Menchov won the Giro d’Italia in June, and has already won the Vuelta a España twice, but he’s never won the most prestigious of cycling’s Big Three tours (they call them the Grande Boucle in French). Might he have peaked too early this year in winning Italy? The last Giro champion to follow up with a win in France was Pantani in 1988, and that dude was superhuman. If Menchov crashes and burns in week three, I vote we give him a new nickname. How do you say “Maculay Culkin” in Russian?

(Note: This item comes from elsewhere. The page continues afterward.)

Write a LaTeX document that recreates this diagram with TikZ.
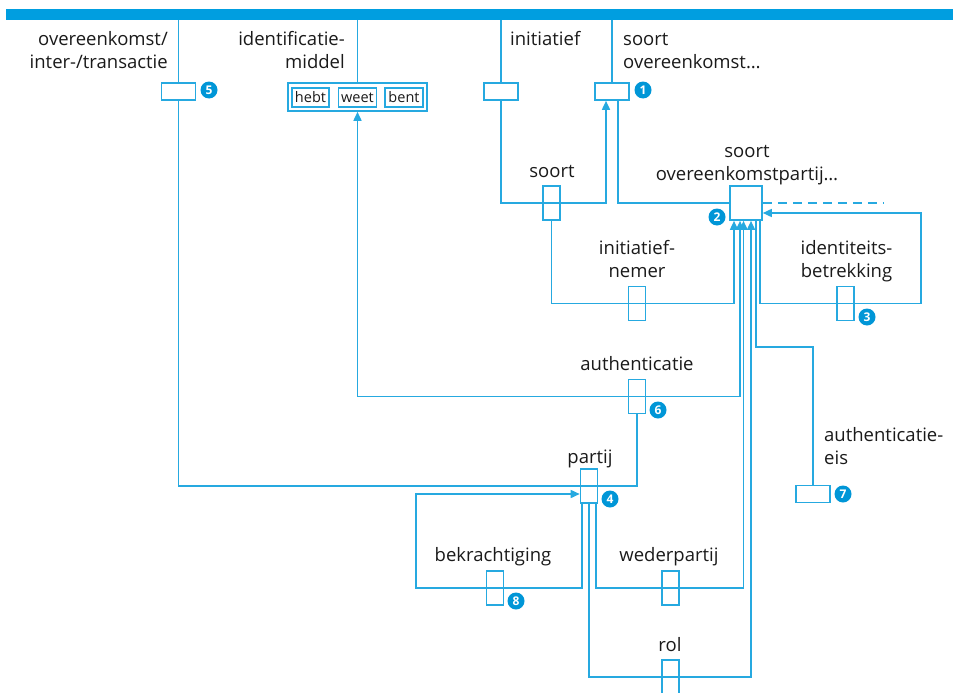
\documentclass[tikz,border=0pt]{standalone}
\usepackage{fontspec}
\setmainfont{Open Sans}
\usetikzlibrary{arrows.meta,calc}
\definecolor{lineblue}{RGB}{38,169,224}
\definecolor{barblue}{RGB}{0,158,224}
\definecolor{badgeblue}{RGB}{0,150,215}
\definecolor{inktext}{RGB}{26,26,26}
\tikzset{
  conn/.style={draw=lineblue, line width=1.6pt},
  arr/.style={conn, -{Triangle[length=9pt,width=8pt]}},
  relbox/.style={draw=lineblue, line width=1.6pt, inner sep=0pt},
  relh/.style={relbox, minimum width=34pt, minimum height=17pt},
  relv/.style={relbox, minimum width=17pt, minimum height=34pt},
  lbl/.style={inner sep=0pt, text=inktext, font=\fontsize{18.5}{23}\selectfont},
  wordbox/.style={draw=lineblue, line width=1.2pt, inner sep=0pt, minimum height=19pt,
    text=inktext, font=\fontsize{14.5}{17}\selectfont},
  badge/.style={circle, fill=badgeblue, inner sep=0pt, minimum size=17pt,
    text=white, font=\fontsize{12}{14}\selectfont\bfseries},
}
\begin{document}
\begin{tikzpicture}[x=1pt, y=-1pt]
\useasboundingbox (0,0) rectangle (953,693);

% header bar
\node[fill=barblue, inner sep=0pt, minimum width=947pt, minimum height=11pt] (topbar) at (479.5,14.5) {};

% relation boxes
\node[relh] (b5) at (178.5,91.5) {};
\node[relbox, minimum width=139pt, minimum height=28pt] (idm) at (357.5,97) {};
\node[wordbox, minimum width=37pt] (hebt) at (310.5,97.5) {hebt};
\node[wordbox, minimum width=38pt] (weet) at (357.5,97.5) {weet};
\node[wordbox, minimum width=38pt] (bent) at (404,97.5) {bent};
\node[relh] (bInit) at (501,91.5) {};
\node[relh] (b1) at (612,91.5) {};
\node[relv] (bSoort) at (551.5,203) {};
\node[relbox, minimum width=32pt, minimum height=34pt] (b2) at (746,203) {};
\node[relv] (bNemer) at (637,303.5) {};
\node[relv] (bIdent) at (845.5,303.5) {};
\node[relv] (bAuth) at (637,396.5) {};
\node[relh] (bAE) at (813,494) {};
\node[relv] (bPartij) at (589,486) {};
\node[relv] (bBekr) at (495,588) {};
\node[relv] (bWeder) at (670.5,588) {};
\node[relv] (bRol) at (670.5,677) {};

% labels
\node[lbl, anchor=north east, align=right] (tOvk) at (168,29) {\strut overeenkomst/\\\strut inter-/transactie};
\node[lbl, anchor=north east, align=right] (tIdm) at (345,29) {\strut identificatie-\\\strut middel};
\node[lbl, anchor=north west] (tInit) at (510,29) {\strut initiatief};
\node[lbl, anchor=north west, align=left] (tSoortOvk) at (623,29) {\strut soort\\\strut overeenkomst…};
\node[lbl, anchor=north] (tSoort) at (552,160.7) {\strut soort};
\node[lbl, anchor=north, align=center] (tSop) at (747,140.7) {\strut soort\\\strut overeenkomstpartij…};
\node[lbl, anchor=north, align=center] (tNemer) at (637,238) {\strut initiatief-\\\strut nemer};
\node[lbl, anchor=north, align=center] (tIdent) at (846.5,238) {\strut identiteits-\\\strut betrekking};
\node[lbl, anchor=north] (tAuth) at (637,354) {\strut authenticatie};
\node[lbl, anchor=north] (tPartij) at (590,447) {\strut partij};
\node[lbl, anchor=north] (tBekr) at (493,545) {\strut bekrachtiging};
\node[lbl, anchor=north] (tWeder) at (669,545) {\strut wederpartij};
\node[lbl, anchor=north] (tRol) at (670,635) {\strut rol};
\node[lbl, anchor=north west, align=left] (tAE) at (824,425) {\strut authenticatie-\\\strut eis};

% badges
\node[badge] (n1) at (643,90) {1};
\node[badge] (n2) at (717,217) {2};
\node[badge] (n3) at (867,317) {3};
\node[badge] (n4) at (610,499) {4};
\node[badge] (n5) at (209,90) {5};
\node[badge] (n6) at (658,410) {6};
\node[badge] (n7) at (843,494) {7};
\node[badge] (n8) at (516,601) {8};

% corner points
\coordinate (dashEnd) at (883,203);
\coordinate (idR) at (921,213);
\coordinate (aeTurn) at (813,347);
\coordinate (bkL) at (416,494);

% drops from the header bar
\draw[conn] (b5.north |- topbar.south) -- (b5.north);
\draw[conn] (idm.north |- topbar.south) -- (idm.north);
\draw[conn] (bInit.north |- topbar.south) -- (bInit.north);
\draw[conn] (b1.north |- topbar.south) -- (b1.north);

% connectors
\draw[arr] (bInit.south) |- (bSoort.center) -| ([xshift=-6pt]b1.south);
\draw[conn] ([xshift=6pt]b1.south) |- (b2.west);
\draw[conn, dash pattern=on 9pt off 6pt] (b2.east) -- (dashEnd);
\draw[arr] (bSoort.south) |- (bNemer.center) -| ([xshift=-12pt]b2.south);
\draw[arr] ([xshift=14pt]b2.south) |- (bIdent.center) -| (idR) -- ([yshift=-10pt]b2.east);
\draw[arr] (bAuth.center) -| (idm.south);
\draw[arr] (bAuth.center) -| ([xshift=-6pt]b2.south);
\draw[conn] (bAuth.south) |- (bPartij.center);
\draw[conn] (bPartij.center) -| (b5.south);
\draw[conn] ([xshift=10pt]b2.south) |- (aeTurn) -- (bAE.north);
\draw[arr] ([xshift=-7pt]bPartij.south) |- (bBekr.center) -| (bkL) -- ([yshift=-8pt]bPartij.west);
\draw[arr] ([xshift=7pt]bPartij.south) |- (bWeder.center) -| ([xshift=-2.5pt]b2.south);
\draw[arr] (bPartij.south) |- (bRol.center) -| ([xshift=5pt]b2.south);
\end{tikzpicture}
\end{document}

Levi Leipheimer (Astana), 35, USA, 25/1

He’s fast, he’s old, he’s American, and he’s been accused of doping. Are we sure Team Astana isn’t just cloning Lance Armstrong? I’m pretty sure Dick Pound and the doping police at WADA would look down on something like that …

The Dark Horses

Roman Kreuziger (Liquigas), 23, Czech Republic, 40/1

Kim Kirchen (Columbia-HTC), 31, Luxembourg, 66/1

Michael Rogers (Columbia-HTC), 29, Australia, 40/1

Luis León Sánchez (Caisse d’Epargne), 25, Spain, 50/1

Christian Vande Velde (Garmin-Slipstream), 33, USA, 50/1

I like Vande Velde. He might be my favourite cyclist in this year’s Tour. He really flew under the radar last year, when he finished fifth overall. He won a stage in this year’s Paris-Nice – shockingly, his first ever professional stage win – and pantomimed rocking a baby as he crossed the finish line (his daughter was born one month earlier). And one of his support riders is Victoria, BC–native Ryder Hesjedal, the only Canadian in the field. Ryder’s had a pretty successful 2009 so far. So has Vande Velde. I’m making him the official Sportstrotter Favourite for this year’s edition of the Tour. I’m sure he’s honoured.